Extract each line of the material that follows exactly and omit its pictures.

── STORED DATA ──

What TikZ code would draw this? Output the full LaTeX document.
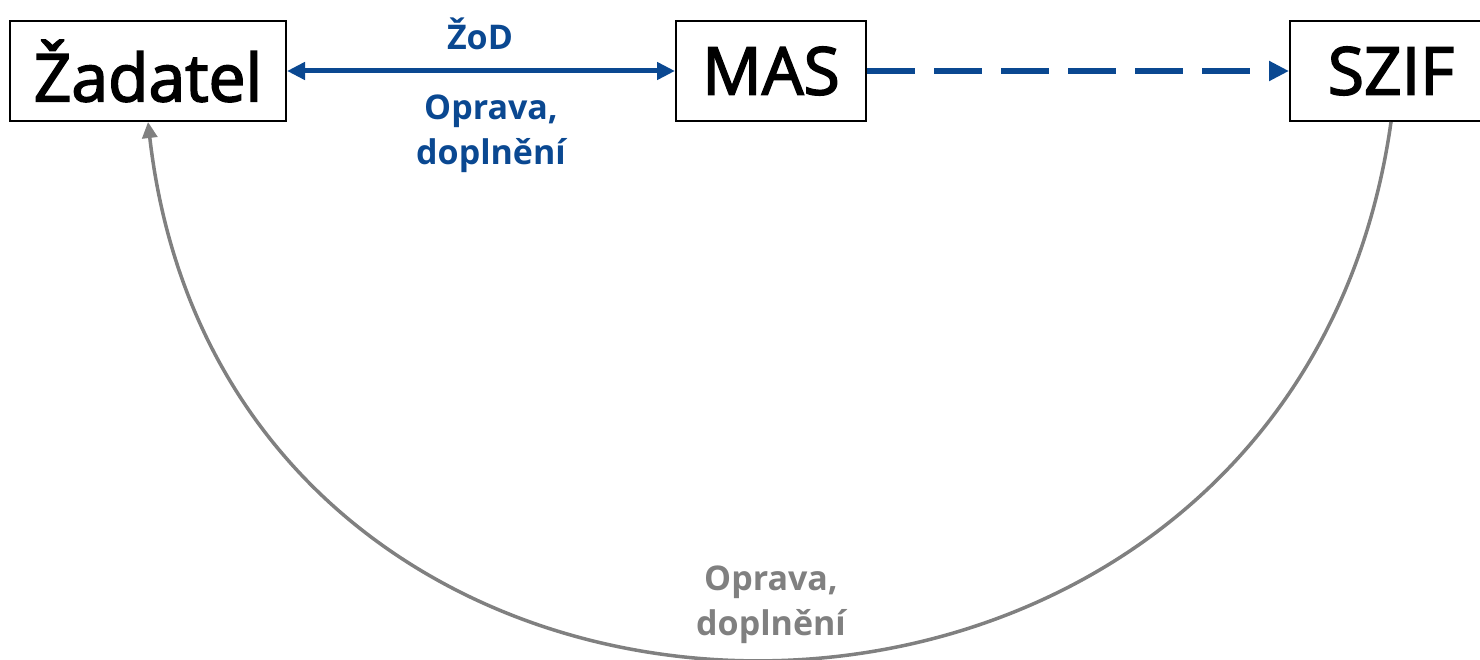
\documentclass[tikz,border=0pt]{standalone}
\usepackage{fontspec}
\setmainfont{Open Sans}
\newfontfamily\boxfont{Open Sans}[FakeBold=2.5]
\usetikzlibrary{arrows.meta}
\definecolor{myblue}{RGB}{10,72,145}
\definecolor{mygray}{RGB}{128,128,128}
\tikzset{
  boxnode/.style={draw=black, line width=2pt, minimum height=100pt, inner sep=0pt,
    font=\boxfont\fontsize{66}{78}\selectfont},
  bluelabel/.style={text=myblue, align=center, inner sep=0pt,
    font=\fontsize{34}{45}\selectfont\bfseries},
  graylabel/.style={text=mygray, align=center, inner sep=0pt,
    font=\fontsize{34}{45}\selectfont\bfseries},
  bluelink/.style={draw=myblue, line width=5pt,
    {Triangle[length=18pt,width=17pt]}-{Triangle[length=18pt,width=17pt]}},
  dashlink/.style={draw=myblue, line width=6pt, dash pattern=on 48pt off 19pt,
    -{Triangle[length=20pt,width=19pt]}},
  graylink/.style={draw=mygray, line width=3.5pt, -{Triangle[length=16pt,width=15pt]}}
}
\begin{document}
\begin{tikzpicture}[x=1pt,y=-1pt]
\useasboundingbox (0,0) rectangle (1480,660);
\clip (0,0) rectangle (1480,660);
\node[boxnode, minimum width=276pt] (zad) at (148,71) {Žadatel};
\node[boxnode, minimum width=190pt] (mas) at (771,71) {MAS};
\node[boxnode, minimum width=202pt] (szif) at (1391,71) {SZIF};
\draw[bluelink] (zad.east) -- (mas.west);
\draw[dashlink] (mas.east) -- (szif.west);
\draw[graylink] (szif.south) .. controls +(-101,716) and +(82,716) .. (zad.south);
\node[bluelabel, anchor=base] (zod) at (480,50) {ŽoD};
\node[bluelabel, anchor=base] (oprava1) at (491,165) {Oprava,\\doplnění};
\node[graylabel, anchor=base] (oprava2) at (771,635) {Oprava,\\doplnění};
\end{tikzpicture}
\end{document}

───

- _FULL SOLUTION_
What TikZ code would draw this? Output the full LaTeX document.
\documentclass[tikz,border=0pt]{standalone}
\usepackage{fontspec}
\setmainfont{Open Sans}
\newfontfamily\boxfont{Open Sans}[FakeBold=2.5]
\usetikzlibrary{arrows.meta}
\definecolor{myblue}{RGB}{10,72,145}
\definecolor{mygray}{RGB}{128,128,128}
\tikzset{
  boxnode/.style={draw=black, line width=2pt, minimum height=100pt, inner sep=0pt,
    font=\boxfont\fontsize{66}{78}\selectfont},
  bluelabel/.style={text=myblue, align=center, inner sep=0pt,
    font=\fontsize{34}{45}\selectfont\bfseries},
  graylabel/.style={text=mygray, align=center, inner sep=0pt,
    font=\fontsize{34}{45}\selectfont\bfseries},
  bluelink/.style={draw=myblue, line width=5pt,
    {Triangle[length=18pt,width=17pt]}-{Triangle[length=18pt,width=17pt]}},
  dashlink/.style={draw=myblue, line width=6pt, dash pattern=on 48pt off 19pt,
    -{Triangle[length=20pt,width=19pt]}},
  graylink/.style={draw=mygray, line width=3.5pt, -{Triangle[length=16pt,width=15pt]}}
}
\begin{document}
\begin{tikzpicture}[x=1pt,y=-1pt]
\useasboundingbox (0,0) rectangle (1480,660);
\clip (0,0) rectangle (1480,660);
\node[boxnode, minimum width=276pt] (zad) at (148,71) {Žadatel};
\node[boxnode, minimum width=190pt] (mas) at (771,71) {MAS};
\node[boxnode, minimum width=202pt] (szif) at (1391,71) {SZIF};
\draw[bluelink] (zad.east) -- (mas.west);
\draw[dashlink] (mas.east) -- (szif.west);
\draw[graylink] (szif.south) .. controls +(-101,716) and +(82,716) .. (zad.south);
\node[bluelabel, anchor=base] (zod) at (480,50) {ŽoD};
\node[bluelabel, anchor=base] (oprava1) at (491,165) {Oprava,\\doplnění};
\node[graylabel, anchor=base] (oprava2) at (771,635) {Oprava,\\doplnění};
\end{tikzpicture}
\end{document}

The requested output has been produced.